-------- Data records

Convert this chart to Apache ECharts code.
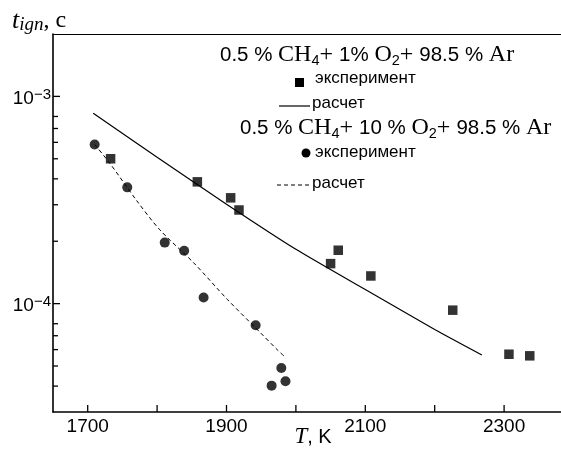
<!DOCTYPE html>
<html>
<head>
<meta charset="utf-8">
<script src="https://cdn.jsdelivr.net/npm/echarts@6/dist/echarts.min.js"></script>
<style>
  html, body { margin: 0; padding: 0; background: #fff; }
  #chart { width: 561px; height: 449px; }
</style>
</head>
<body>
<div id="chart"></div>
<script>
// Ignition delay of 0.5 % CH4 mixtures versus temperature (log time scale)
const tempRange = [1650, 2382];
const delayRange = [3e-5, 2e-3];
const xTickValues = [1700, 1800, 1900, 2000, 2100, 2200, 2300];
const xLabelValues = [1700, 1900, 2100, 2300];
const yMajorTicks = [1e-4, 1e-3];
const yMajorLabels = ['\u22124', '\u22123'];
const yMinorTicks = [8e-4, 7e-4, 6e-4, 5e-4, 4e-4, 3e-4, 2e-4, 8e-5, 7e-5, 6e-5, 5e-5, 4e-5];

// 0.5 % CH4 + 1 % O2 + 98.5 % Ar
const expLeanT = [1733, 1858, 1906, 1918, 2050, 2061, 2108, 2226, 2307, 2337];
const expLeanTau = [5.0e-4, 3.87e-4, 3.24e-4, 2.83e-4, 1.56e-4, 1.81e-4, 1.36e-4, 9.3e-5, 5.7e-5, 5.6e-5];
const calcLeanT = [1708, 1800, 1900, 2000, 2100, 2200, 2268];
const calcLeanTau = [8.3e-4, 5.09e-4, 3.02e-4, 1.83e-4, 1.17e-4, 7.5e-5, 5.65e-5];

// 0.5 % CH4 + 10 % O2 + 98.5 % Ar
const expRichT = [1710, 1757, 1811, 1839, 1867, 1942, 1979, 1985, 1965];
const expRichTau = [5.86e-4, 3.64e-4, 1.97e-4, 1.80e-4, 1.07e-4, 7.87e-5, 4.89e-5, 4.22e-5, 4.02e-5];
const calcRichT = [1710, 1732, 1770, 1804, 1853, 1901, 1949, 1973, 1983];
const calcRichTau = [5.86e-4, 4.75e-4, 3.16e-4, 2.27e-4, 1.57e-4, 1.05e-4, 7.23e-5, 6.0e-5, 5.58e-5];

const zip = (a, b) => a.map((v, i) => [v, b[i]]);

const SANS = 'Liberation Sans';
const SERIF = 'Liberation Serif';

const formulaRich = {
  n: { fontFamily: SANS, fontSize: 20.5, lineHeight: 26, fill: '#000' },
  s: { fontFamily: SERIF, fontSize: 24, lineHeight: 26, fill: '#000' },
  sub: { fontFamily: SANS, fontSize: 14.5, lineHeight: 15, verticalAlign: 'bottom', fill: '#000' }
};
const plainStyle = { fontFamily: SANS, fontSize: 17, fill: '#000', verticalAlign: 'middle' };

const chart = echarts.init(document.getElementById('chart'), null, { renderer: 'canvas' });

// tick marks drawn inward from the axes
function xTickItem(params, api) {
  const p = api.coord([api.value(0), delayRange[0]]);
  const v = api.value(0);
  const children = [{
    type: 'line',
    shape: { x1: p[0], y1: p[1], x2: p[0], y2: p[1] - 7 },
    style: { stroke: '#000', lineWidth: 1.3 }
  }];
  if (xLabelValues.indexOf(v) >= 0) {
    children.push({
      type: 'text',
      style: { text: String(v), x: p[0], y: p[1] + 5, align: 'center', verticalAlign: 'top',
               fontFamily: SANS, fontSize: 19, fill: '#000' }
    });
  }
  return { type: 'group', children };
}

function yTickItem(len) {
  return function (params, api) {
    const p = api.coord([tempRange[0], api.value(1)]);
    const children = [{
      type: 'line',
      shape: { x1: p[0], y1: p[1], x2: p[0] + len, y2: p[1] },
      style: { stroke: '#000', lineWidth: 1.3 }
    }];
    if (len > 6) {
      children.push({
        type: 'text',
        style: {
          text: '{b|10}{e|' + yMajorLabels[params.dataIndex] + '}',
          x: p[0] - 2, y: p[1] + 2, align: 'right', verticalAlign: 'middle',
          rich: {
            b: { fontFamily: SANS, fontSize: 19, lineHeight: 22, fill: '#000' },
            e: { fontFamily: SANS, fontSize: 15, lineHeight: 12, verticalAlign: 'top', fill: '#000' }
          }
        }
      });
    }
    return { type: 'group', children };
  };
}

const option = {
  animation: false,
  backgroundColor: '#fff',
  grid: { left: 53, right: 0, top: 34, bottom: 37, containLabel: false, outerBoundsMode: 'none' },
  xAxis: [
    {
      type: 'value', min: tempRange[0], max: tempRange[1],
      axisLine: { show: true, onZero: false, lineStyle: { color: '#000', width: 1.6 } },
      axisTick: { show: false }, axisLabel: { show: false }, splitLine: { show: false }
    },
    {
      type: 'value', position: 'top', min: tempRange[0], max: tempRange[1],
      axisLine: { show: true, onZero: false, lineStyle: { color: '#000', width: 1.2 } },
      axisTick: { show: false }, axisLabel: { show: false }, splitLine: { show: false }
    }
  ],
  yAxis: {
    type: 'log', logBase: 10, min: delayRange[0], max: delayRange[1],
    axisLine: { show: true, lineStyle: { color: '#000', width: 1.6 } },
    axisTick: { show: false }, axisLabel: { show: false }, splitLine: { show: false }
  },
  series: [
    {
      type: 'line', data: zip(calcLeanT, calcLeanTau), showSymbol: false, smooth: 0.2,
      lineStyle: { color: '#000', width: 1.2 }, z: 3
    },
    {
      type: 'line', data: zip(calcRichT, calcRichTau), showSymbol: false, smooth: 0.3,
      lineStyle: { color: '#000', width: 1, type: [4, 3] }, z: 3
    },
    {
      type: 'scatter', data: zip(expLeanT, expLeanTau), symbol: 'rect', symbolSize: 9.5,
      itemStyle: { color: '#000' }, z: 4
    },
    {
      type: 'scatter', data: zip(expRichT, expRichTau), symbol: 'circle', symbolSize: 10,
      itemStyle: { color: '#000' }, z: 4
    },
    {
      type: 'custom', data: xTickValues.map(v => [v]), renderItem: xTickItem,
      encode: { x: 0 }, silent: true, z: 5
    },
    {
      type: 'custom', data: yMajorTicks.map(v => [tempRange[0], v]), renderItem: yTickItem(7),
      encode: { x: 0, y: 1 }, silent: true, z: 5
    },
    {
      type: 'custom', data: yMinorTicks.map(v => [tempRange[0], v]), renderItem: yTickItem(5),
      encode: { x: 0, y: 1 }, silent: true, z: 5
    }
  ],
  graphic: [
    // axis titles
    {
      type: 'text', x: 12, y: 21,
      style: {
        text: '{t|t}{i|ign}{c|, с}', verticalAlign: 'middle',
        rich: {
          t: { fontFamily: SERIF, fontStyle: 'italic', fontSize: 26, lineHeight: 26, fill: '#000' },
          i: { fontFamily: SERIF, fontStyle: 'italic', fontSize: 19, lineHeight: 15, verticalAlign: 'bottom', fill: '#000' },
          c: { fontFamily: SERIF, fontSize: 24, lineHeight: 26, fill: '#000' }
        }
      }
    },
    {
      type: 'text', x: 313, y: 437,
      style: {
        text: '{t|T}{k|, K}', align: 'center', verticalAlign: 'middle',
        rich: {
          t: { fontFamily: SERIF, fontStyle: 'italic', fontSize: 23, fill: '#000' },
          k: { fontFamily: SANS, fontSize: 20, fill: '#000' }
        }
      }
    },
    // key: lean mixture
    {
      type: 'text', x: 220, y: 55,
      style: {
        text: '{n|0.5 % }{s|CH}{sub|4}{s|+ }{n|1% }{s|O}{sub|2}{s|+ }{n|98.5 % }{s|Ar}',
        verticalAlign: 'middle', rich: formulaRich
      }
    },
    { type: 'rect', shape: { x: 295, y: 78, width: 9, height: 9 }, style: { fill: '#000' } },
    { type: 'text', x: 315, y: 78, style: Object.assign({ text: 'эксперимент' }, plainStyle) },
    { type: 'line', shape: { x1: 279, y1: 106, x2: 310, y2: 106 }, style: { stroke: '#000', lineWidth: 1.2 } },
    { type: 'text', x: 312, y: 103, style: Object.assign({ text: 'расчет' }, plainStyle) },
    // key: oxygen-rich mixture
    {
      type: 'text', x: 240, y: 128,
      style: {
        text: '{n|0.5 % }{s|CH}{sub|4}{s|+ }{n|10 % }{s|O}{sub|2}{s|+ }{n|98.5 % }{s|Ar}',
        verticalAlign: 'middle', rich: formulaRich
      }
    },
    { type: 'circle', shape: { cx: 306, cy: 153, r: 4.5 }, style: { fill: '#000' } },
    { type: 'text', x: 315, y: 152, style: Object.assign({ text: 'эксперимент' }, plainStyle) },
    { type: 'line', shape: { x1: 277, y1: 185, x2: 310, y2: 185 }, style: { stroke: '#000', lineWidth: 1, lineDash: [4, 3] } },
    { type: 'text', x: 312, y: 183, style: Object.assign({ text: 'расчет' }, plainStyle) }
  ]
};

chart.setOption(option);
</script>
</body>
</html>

----------------
-------- Data records

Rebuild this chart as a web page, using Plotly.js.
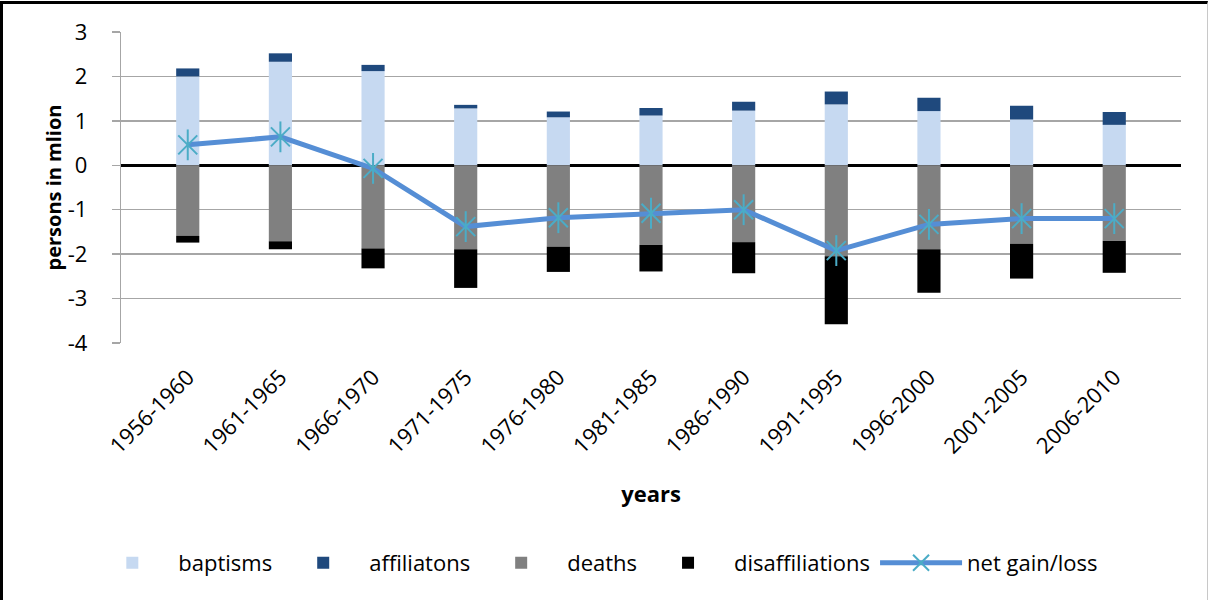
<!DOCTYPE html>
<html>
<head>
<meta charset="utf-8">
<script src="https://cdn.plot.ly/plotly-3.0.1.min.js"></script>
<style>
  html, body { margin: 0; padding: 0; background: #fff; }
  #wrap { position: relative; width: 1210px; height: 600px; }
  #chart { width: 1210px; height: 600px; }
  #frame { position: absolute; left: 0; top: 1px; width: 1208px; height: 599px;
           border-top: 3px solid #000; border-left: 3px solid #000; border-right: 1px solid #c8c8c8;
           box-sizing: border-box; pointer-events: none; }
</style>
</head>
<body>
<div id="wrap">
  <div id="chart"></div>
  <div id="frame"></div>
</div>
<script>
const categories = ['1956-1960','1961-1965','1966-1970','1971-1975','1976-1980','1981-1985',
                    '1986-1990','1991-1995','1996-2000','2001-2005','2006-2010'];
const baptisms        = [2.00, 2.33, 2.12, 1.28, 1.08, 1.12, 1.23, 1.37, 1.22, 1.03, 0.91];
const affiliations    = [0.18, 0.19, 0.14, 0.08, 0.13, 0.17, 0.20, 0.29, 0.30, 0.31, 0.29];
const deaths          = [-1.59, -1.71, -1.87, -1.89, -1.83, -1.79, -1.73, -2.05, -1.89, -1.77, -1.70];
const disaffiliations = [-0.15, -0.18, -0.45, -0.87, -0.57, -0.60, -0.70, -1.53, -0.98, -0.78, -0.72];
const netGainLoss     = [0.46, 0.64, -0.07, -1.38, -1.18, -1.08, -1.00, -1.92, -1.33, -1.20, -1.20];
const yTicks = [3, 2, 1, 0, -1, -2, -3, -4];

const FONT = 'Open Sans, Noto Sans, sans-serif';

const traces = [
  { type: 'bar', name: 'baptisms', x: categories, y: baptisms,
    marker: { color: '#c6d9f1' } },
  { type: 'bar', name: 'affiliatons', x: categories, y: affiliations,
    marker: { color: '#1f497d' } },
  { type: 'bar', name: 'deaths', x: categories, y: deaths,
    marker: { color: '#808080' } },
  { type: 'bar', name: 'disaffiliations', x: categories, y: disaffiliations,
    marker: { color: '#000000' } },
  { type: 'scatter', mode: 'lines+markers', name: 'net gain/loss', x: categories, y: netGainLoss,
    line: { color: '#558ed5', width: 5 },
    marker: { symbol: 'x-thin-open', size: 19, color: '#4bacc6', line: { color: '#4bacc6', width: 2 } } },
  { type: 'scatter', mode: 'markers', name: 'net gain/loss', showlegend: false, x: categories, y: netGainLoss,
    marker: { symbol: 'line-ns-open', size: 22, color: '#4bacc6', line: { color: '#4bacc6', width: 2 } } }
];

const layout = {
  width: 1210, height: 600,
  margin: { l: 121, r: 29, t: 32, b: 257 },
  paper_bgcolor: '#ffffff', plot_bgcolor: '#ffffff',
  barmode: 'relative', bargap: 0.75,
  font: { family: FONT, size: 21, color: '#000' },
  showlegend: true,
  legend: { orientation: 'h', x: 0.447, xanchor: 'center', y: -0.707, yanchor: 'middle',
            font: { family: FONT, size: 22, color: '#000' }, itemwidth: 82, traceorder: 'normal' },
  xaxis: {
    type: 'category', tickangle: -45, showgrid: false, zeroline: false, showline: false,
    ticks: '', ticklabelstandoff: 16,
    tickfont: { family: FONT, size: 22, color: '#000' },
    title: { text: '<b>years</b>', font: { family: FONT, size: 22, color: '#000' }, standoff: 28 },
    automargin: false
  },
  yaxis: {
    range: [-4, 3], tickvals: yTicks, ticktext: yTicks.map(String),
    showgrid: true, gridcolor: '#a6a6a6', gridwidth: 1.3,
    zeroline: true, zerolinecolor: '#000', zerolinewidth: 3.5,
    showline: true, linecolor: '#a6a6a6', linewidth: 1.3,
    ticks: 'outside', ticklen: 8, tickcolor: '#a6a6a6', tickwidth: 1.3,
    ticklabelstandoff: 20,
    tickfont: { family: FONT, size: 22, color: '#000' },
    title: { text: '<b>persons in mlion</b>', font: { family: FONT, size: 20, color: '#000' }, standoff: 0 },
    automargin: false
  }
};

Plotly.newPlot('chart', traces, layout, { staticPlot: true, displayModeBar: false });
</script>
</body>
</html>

----------------

Look above and copy only the lines from the one holding "Convert this chart to Apache ECharts code." to the one holding "const SERIF = 'Liberation Serif';", both included, exactly, minus the pictures.

In response:
Convert this chart to Apache ECharts code.
<!DOCTYPE html>
<html>
<head>
<meta charset="utf-8">
<script src="https://cdn.jsdelivr.net/npm/echarts@6/dist/echarts.min.js"></script>
<style>
  html, body { margin: 0; padding: 0; background: #fff; }
  #chart { width: 561px; height: 449px; }
</style>
</head>
<body>
<div id="chart"></div>
<script>
// Ignition delay of 0.5 % CH4 mixtures versus temperature (log time scale)
const tempRange = [1650, 2382];
const delayRange = [3e-5, 2e-3];
const xTickValues = [1700, 1800, 1900, 2000, 2100, 2200, 2300];
const xLabelValues = [1700, 1900, 2100, 2300];
const yMajorTicks = [1e-4, 1e-3];
const yMajorLabels = ['\u22124', '\u22123'];
const yMinorTicks = [8e-4, 7e-4, 6e-4, 5e-4, 4e-4, 3e-4, 2e-4, 8e-5, 7e-5, 6e-5, 5e-5, 4e-5];

// 0.5 % CH4 + 1 % O2 + 98.5 % Ar
const expLeanT = [1733, 1858, 1906, 1918, 2050, 2061, 2108, 2226, 2307, 2337];
const expLeanTau = [5.0e-4, 3.87e-4, 3.24e-4, 2.83e-4, 1.56e-4, 1.81e-4, 1.36e-4, 9.3e-5, 5.7e-5, 5.6e-5];
const calcLeanT = [1708, 1800, 1900, 2000, 2100, 2200, 2268];
const calcLeanTau = [8.3e-4, 5.09e-4, 3.02e-4, 1.83e-4, 1.17e-4, 7.5e-5, 5.65e-5];

// 0.5 % CH4 + 10 % O2 + 98.5 % Ar
const expRichT = [1710, 1757, 1811, 1839, 1867, 1942, 1979, 1985, 1965];
const expRichTau = [5.86e-4, 3.64e-4, 1.97e-4, 1.80e-4, 1.07e-4, 7.87e-5, 4.89e-5, 4.22e-5, 4.02e-5];
const calcRichT = [1710, 1732, 1770, 1804, 1853, 1901, 1949, 1973, 1983];
const calcRichTau = [5.86e-4, 4.75e-4, 3.16e-4, 2.27e-4, 1.57e-4, 1.05e-4, 7.23e-5, 6.0e-5, 5.58e-5];

const zip = (a, b) => a.map((v, i) => [v, b[i]]);

const SANS = 'Liberation Sans';
const SERIF = 'Liberation Serif';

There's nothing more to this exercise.